In una forma o in un’altra i piloti sono esistiti nelle operazioni marittime fin dai tempi più antichi, ma il loro riconoscimento ufficiale compare per la prima volta nei Decreti Reali inglesi che costituivano corporazioni o associazioni di marinai muniti di opportuni poteri e privilegi. Gli antichi decreti mettevano in particolare evidenza la necessità di impedire che “persone avventate e inesperte” imponessero i loro servigi a ingenui marinai provenienti dall’alto mare e in ansiosa ricerca di un sicuro ancoraggio. Evidentemente in quel periodo ci dev’essere stata una reale necessità di proteggere i capitani delle navi da vagabondi sedicenti piloti e da persone non qualificate. L’attività del pilota o “lodesman”, come era chiamato talvolta, non era scevra da rischi, visto che il “libro nero” dell’Ammiragliato Britannico dice che “se una nave si perde per colpa del pilota, i marinai possono, se lo desiderano, portarlo all’argano di prua o in altro luogo e tagliargli la testa, senza che i marinai ne debbano rispondere davanti ad alcun giudice”.
Benché vi siano oggi molte leggi internazionali che regolano la navigazione marittima, non vi è alcun codice uniforme per tutte le nazioni che definisca i rapporti legali fra pilota e comandante, né la questione del pilotaggio obbligatorio. Comunque, prevale l’opinione che il pilota è solo un consigliere del comandante della nave, e che questi non cede mai il comando della nave a un’altra persona.

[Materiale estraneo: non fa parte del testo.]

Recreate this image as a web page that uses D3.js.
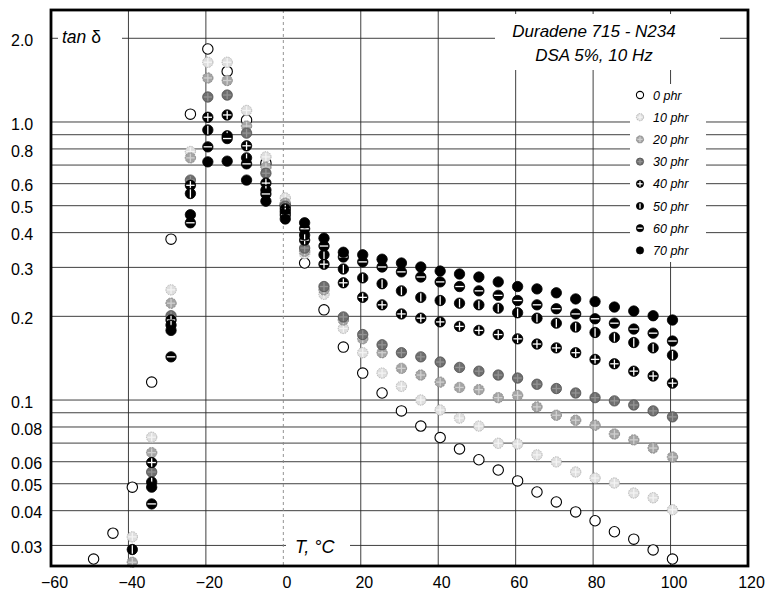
<!DOCTYPE html>
<html>
<head>
<meta charset="utf-8">
<script src="https://cdn.jsdelivr.net/npm/d3@7"></script>
<style>
  body { margin: 0; background: #fff; }
  text { font-family: "Liberation Sans", Arial, Helvetica, sans-serif; fill: #000; }
</style>
</head>
<body>
<svg id="chart" width="772" height="592"></svg>
<script>
// Temperatures of the measurements (°C)
var temps = [-49, -44, -39, -34, -29, -24, -19.5, -14.5, -9.5, -4.5, 0.5, 5.5, 10.5, 15.5, 20.5, 25.5,
  30.5, 35.5, 40.5, 45.5, 50.5, 55.5, 60.5, 65.5, 70.5, 75.5, 80.5, 85.5, 90.5, 95.5, 100.5];

// tan delta for each carbon black loading (null = off the chart)
var phr0 = [0.0268, 0.0332, 0.0486, 0.116, 0.379, 1.067, 1.83, 1.52, 1.016, 0.711, 0.502, 0.311, 0.211, 0.155, 0.125, 0.106,
  0.0914, 0.0806, 0.0733, 0.0667, 0.0610, 0.0560, 0.0512, 0.0467, 0.0430, 0.0396, 0.0368, 0.0336, 0.0316, 0.0289, 0.0268];
var phr10 = [null, null, 0.0322, 0.0735, 0.249, 0.783, 1.64, 1.64, 1.10, 0.749, 0.533, 0.336, 0.240, 0.181, 0.148, 0.125,
  0.112, 0.100, 0.0921, 0.0861, 0.0806, 0.0699, 0.0695, 0.0635, 0.0599, 0.0551, 0.0524, 0.0503, 0.0463, 0.0445, 0.0403];
var phr20 = [null, null, 0.0261, 0.0647, 0.223, 0.743, 1.44, 1.41, 0.967, 0.688, 0.511, 0.343, 0.249, 0.194, 0.166, 0.148,
  0.130, 0.123, 0.116, 0.111, 0.109, 0.102, 0.104, 0.0945, 0.0882, 0.0846, 0.0812, 0.0755, 0.0719, 0.0672, 0.0624];
var phr30 = [null, null, null, 0.0551, 0.201, 0.618, 1.23, 1.25, 0.912, 0.654, 0.498, 0.352, 0.256, 0.199, 0.172, 0.158,
  0.148, 0.143, 0.137, 0.131, 0.127, 0.123, 0.120, 0.114, 0.110, 0.106, 0.102, 0.0993, 0.0960, 0.0914, 0.0870];
var phr40 = [null, null, null, 0.0596, 0.194, 0.592, 1.04, 1.06, 0.821, 0.603, 0.487, 0.376, 0.308, 0.264, 0.234, 0.220,
  0.204, 0.197, 0.191, 0.184, 0.178, 0.172, 0.166, 0.159, 0.154, 0.148, 0.140, 0.135, 0.127, 0.122, 0.115];
var phr50 = [null, null, 0.0290, 0.0507, 0.186, 0.553, 0.936, 0.892, 0.743, 0.569, 0.475, 0.392, 0.333, 0.296, 0.275, 0.262,
  0.247, 0.234, 0.228, 0.223, 0.220, 0.214, 0.206, 0.197, 0.189, 0.183, 0.175, 0.168, 0.161, 0.154, 0.145];
var phr60 = [null, null, null, 0.0423, 0.143, 0.434, 0.814, 0.872, 0.707, 0.551, 0.463, 0.413, 0.358, 0.327, 0.314, 0.301,
  0.289, 0.277, 0.266, 0.256, 0.247, 0.238, 0.228, 0.220, 0.213, 0.204, 0.196, 0.189, 0.180, 0.174, 0.163];
var phr70 = [null, null, null, 0.0486, 0.178, 0.464, 0.719, 0.723, 0.618, 0.519, 0.448, 0.434, 0.382, 0.340, 0.333, 0.321,
  0.311, 0.301, 0.291, 0.284, 0.277, 0.266, 0.256, 0.251, 0.243, 0.231, 0.226, 0.216, 0.209, 0.201, 0.194];

var seriesNames = ["0 phr", "10 phr", "20 phr", "30 phr", "40 phr", "50 phr", "60 phr", "70 phr"];
var seriesValues = [phr0, phr10, phr20, phr30, phr40, phr50, phr60, phr70];

// Axis labels and grid
var xTickLabels = [-60, -40, -20, 0, 20, 40, 60, 80, 100, 120];
var xGridValues = [-40, -20, 0, 20, 40, 60, 80, 100];
var yTickLabels = [2, 1, 0.8, 0.6, 0.5, 0.4, 0.3, 0.2, 0.1, 0.08, 0.06, 0.05, 0.04, 0.03];
var yGridValues = [2, 1, 0.9, 0.8, 0.7, 0.6, 0.5, 0.4, 0.3, 0.2, 0.1, 0.09, 0.08, 0.07, 0.06, 0.05, 0.04, 0.03];

var svg = d3.select("#chart");

var x = d3.scaleLinear().domain([-60, 120]).range([51, 748]);
var y = d3.scaleLog().domain([0.0253, 2.528]).range([566, 10]);

// marker looks, one per series
var styles = [
  {fill: "#fff", stroke: "#000", sw: 1.1, lines: []},
  {fill: "#dedede", stroke: "#a8a8a8", sw: 0.8, dash: "1.5 1", lines: ["h", "v"], lc: "#f4f4f4"},
  {fill: "#a4a4a4", stroke: "#808080", sw: 0.8, dash: "2 1", lines: ["h", "v"], lc: "#d0d0d0"},
  {fill: "#6e6e6e", stroke: "#505050", sw: 0.8, lines: ["h", "v"], lc: "#949494"},
  {fill: "#000", stroke: "#000", sw: 0.8, lines: ["h", "v"], lc: "#fff"},
  {fill: "#000", stroke: "#000", sw: 0.8, lines: ["v"], lc: "#fff"},
  {fill: "#000", stroke: "#000", sw: 0.8, lines: ["h"], lc: "#fff"},
  {fill: "#000", stroke: "#000", sw: 0.8, lines: []}
];

function drawMarker(g, cx, cy, r, st) {
  g.append("circle")
    .attr("cx", cx).attr("cy", cy).attr("r", r)
    .attr("fill", st.fill).attr("stroke", st.stroke)
    .attr("stroke-width", st.sw)
    .attr("stroke-dasharray", st.dash || null);
  st.lines.forEach(function(l) {
    var k = r - 1;
    g.append("line")
      .attr("x1", l == "h" ? cx - k : cx).attr("x2", l == "h" ? cx + k : cx)
      .attr("y1", l == "h" ? cy : cy - k).attr("y2", l == "h" ? cy : cy + k)
      .attr("stroke", st.lc).attr("stroke-width", 1.3);
  });
}

// grid
var grid = svg.append("g");
grid.selectAll(".hgrid")
  .data(yGridValues)
  .enter().append("line")
  .attr("x1", x.range()[0]).attr("x2", x.range()[1])
  .attr("y1", function(d) { return y(d); }).attr("y2", function(d) { return y(d); })
  .attr("stroke", "#2a2a2a").attr("stroke-width", 0.9);
grid.selectAll(".vgrid")
  .data(xGridValues)
  .enter().append("line")
  .attr("x1", function(d) { return x(d); }).attr("x2", function(d) { return x(d); })
  .attr("y1", y.range()[1]).attr("y2", y.range()[0])
  .attr("stroke", function(d) { return d == 0 ? "#888" : "#2a2a2a"; })
  .attr("stroke-dasharray", function(d) { return d == 0 ? "3 3" : null; })
  .attr("stroke-width", 0.9);

// white patches behind the labels inside the frame
var patches = [[58, 24, 64, 26], [495, 14, 225, 56], [630, 84, 76, 178], [286, 534, 64, 26]];
svg.append("g").selectAll("rect")
  .data(patches)
  .enter().append("rect")
  .attr("x", function(d) { return d[0]; }).attr("y", function(d) { return d[1]; })
  .attr("width", function(d) { return d[2]; }).attr("height", function(d) { return d[3]; })
  .attr("fill", "#fff");

// data points
var pts = svg.append("g");
seriesValues.forEach(function(vals, i) {
  var g = pts.append("g").attr("class", "series s" + i);
  vals.forEach(function(v, j) {
    if (v == null) return;
    drawMarker(g, x(temps[j]), y(v), 5.2, styles[i]);
  });
});

// frame
svg.append("rect")
  .attr("x", x.range()[0]).attr("y", y.range()[1])
  .attr("width", x.range()[1] - x.range()[0])
  .attr("height", y.range()[0] - y.range()[1])
  .attr("fill", "none").attr("stroke", "#000").attr("stroke-width", 2.8);

// axes labels
var xAxis = svg.append("g")
  .attr("transform", "translate(3," + y.range()[0] + ")")
  .call(d3.axisBottom(x).tickValues(xTickLabels).tickSize(0).tickPadding(11));
xAxis.select(".domain").remove();
xAxis.selectAll("text").style("font-size", "16px").style("font-family", "Liberation Sans, Arial, sans-serif");

var yAxis = svg.append("g")
  .attr("transform", "translate(" + x.range()[0] + ",2)")
  .call(d3.axisLeft(y).tickValues(yTickLabels).tickSize(0)
    .tickFormat(function(d) { return d >= 1 ? d.toFixed(1) : String(d); }));
yAxis.select(".domain").remove();
yAxis.selectAll("text")
  .attr("x", -40).attr("text-anchor", "start")
  .style("font-size", "16px").style("font-family", "Liberation Sans, Arial, sans-serif");

// axis titles
var yt = svg.append("text").attr("x", 62).attr("y", 43).style("font-size", "17.5px");
yt.append("tspan").style("font-style", "italic").text("tan");
yt.append("tspan").text(" δ");

svg.append("text").attr("x", 295).attr("y", 553)
  .style("font-size", "18px").style("font-style", "italic")
  .text("T, °C");

// title
svg.append("text").attr("x", 594).attr("y", 37).attr("text-anchor", "middle")
  .style("font-size", "17px").style("font-style", "italic")
  .text("Duradene 715 - N234");
svg.append("text").attr("x", 594).attr("y", 61).attr("text-anchor", "middle")
  .style("font-size", "17px").style("font-style", "italic")
  .text("DSA 5%, 10 Hz");

// legend
var legend = svg.append("g");
seriesNames.forEach(function(name, i) {
  var ly = 95 + i * 22.2;
  drawMarker(legend, 640, ly, 3.6, styles[i]);
  legend.append("text").attr("x", 653).attr("y", ly + 4.5)
    .style("font-size", "12.5px").style("font-style", "italic")
    .text(name);
});
</script>
</body>
</html>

I piloti del porto sono i primi a salire a bordo delle navi in arrivo e gli ultimi a lasciare quelle in partenza. Spesso sono i primi ad avere notizia di sciagure e sono quelli che possono condurre in porto navi danneggiate o mal ridotte dall’impatto del cattivo tempo o di una collisione. E alcuni piloti hanno condotto fino al mare aperto navi che si sono perdute prima di raggiungere il loro porto successivo.

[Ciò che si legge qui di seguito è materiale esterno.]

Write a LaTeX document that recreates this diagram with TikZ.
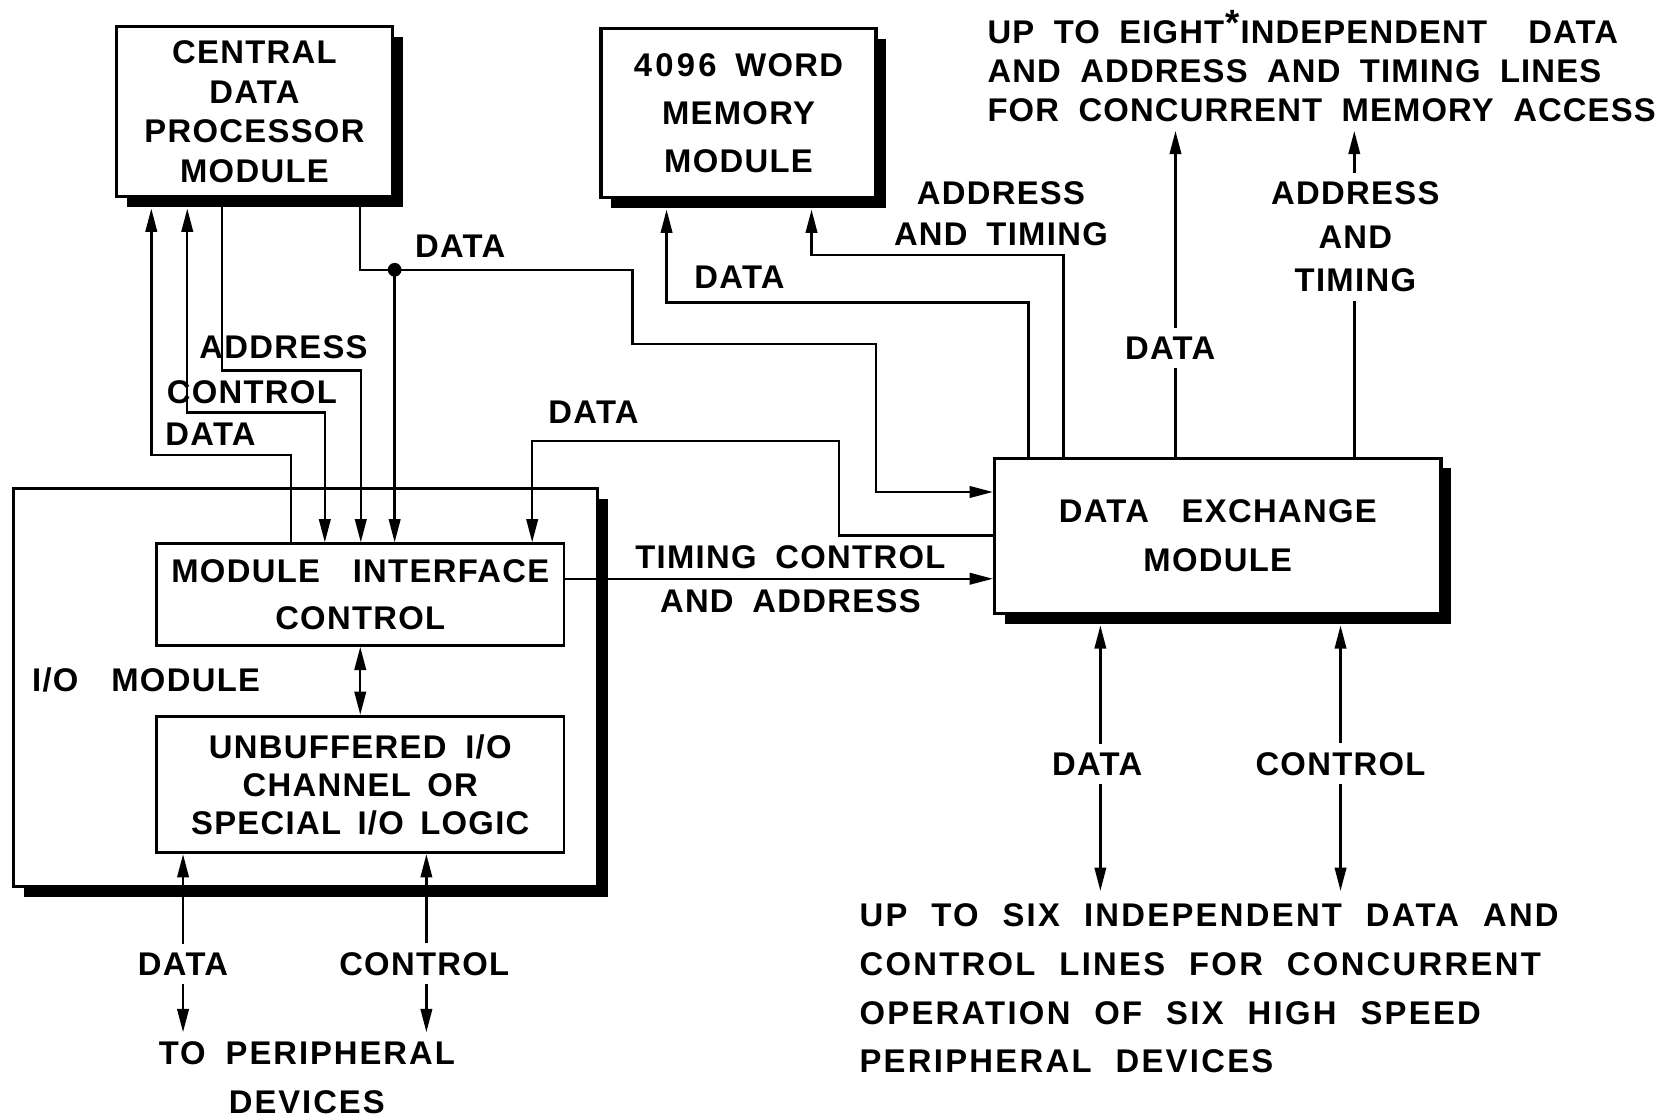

Il pilota ha un ruolo vitale nel dramma senza fine del mare. Ogni giorno e ogni notte, nei porti e nei canali e nei fiumi del mondo grandi eliche di bronzo e di ferro rimescolano le spumeggianti scie attraverso “acque ristrette”, condotte da queste guide nautiche che con il loro lavoro contribuiscono alla sicurezza di vite e proprietà marittime.